The formula, housed in a vault in the SunTrust Bank in Atlanta since 1925, was transferred in a stealth move last Sunday under heavy security, according to Coca-Cola marketing manager Jacquie Wansley.
It's now inside a 10-foot-tall vault at the World of Coca-Cola, the company's attraction in downtown Atlanta, where the new exhibit was opened Thursday.
"This was really a great way to put a capstone on our 125th anniversary year by bringing our secret formula to the World of Coca-Cola," said Wansley. The formula will remain permanently at its new home, she said.
So what exactly is inside the vault-a piece of paper, a notebook dating from 1886 when Dr. John S. Pemberton invented the soft drink?
"Not a lot of people know," said Wansley, who doesn't know herself. "We don't know how many people know."
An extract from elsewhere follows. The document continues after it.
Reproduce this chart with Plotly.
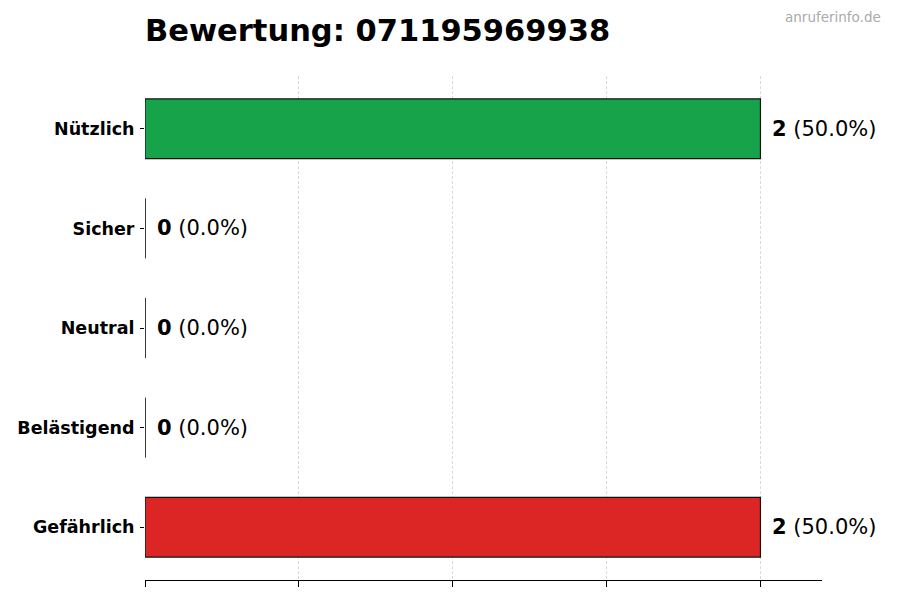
import plotly.graph_objects as go

categories = ["Nützlich", "Sicher", "Neutral", "Belästigend", "Gefährlich"]
counts = [2, 0, 0, 0, 2]
colors = ["#16a34a", "#22c55e", "#9ca3af", "#f97316", "#dc2626"]
title_text = "Bewertung: 071195969938"
watermark = "anruferinfo.de"
x_ticks = [0, 0.5, 1.0, 1.5, 2.0]

FONT = "DejaVu Sans"
n = len(categories)
positions = [n - 1 - i for i in range(n)]
total = sum(counts)
bar_w = 0.6

W, H = 900, 600
ML, MR, MT, MB = 145, 78, 76, 20

fig = go.Figure()
fig.add_trace(go.Bar(
    x=counts, y=positions, orientation="h", width=bar_w,
    marker=dict(color=colors, line=dict(color="#111111", width=1.2)),
    hoverinfo="skip", showlegend=False,
))

# edge line for zero-valued bars (matplotlib draws the outline)
for v, p in zip(counts, positions):
    if v == 0:
        fig.add_trace(go.Scatter(
            x=[v, v], y=[p - bar_w / 2, p + bar_w / 2], mode="lines",
            line=dict(color="#111111", width=1.2), showlegend=False, hoverinfo="skip",
        ))

annotations = []
for v, p in zip(counts, positions):
    pct = v / total * 100 if total else 0
    annotations.append(dict(
        x=v, y=p, xref="x", yref="y", xanchor="left", yanchor="middle",
        xshift=10, showarrow=False,
        text=f"<b>{v}</b> ({pct:.1f}%)",
        font=dict(family=FONT, size=21, color="#000000"),
    ))

annotations.append(dict(
    xref="paper", yref="paper", showarrow=False,
    x=(883 - ML) / (W - ML - MR), xanchor="right",
    y=(H - MB - 17) / (H - MT - MB), yanchor="middle",
    text=watermark, font=dict(family=FONT, size=13.5, color="#aaaaaa"),
))

fig.update_layout(
    width=W, height=H,
    margin=dict(l=ML, r=MR, t=MT, b=MB),
    paper_bgcolor="white", plot_bgcolor="white",
    title=dict(text=f"<b>{title_text}</b>", xref="container", yref="container",
               x=ML / W, xanchor="left",
               y=1 - 30 / H, yanchor="middle",
               font=dict(family=FONT, size=30.5, color="#000000")),
    xaxis=dict(range=[0, 2.2], tickvals=x_ticks, showticklabels=False,
               ticks="outside", ticklen=6, tickcolor="#000000", tickwidth=1.2,
               showline=True, linecolor="#000000", linewidth=1.2,
               showgrid=True, gridcolor="#d9d9d9", griddash="3px,2px", gridwidth=1,
               zeroline=False, layer="above traces", fixedrange=True),
    yaxis=dict(range=[-0.53, n - 1 + 0.53], tickvals=positions,
               ticktext=[f"<b>{c}</b>" for c in categories],
               tickfont=dict(family=FONT, size=17.5, color="#000000"),
               ticks="outside", ticklen=4, tickcolor="#000000",
               ticklabelstandoff=2,
               showline=False, showgrid=False, zeroline=False, fixedrange=True),
    annotations=annotations,
)

fig.write_html("out.html", config={"displayModeBar": False},
               post_script="document.body.style.margin='0';document.body.style.overflow='hidden';")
What people at the company do know is that the formula has remained the same since the beginning, notwithstanding persistent rumors that it originally contained cocaine and the ingredient was later dropped.
"The formula for Coca-Cola has remained the same for 125 years, except for New Coke," which lasted for 79 days in 1985 when it was introduced and met with widespread public disapproval, Wansley said.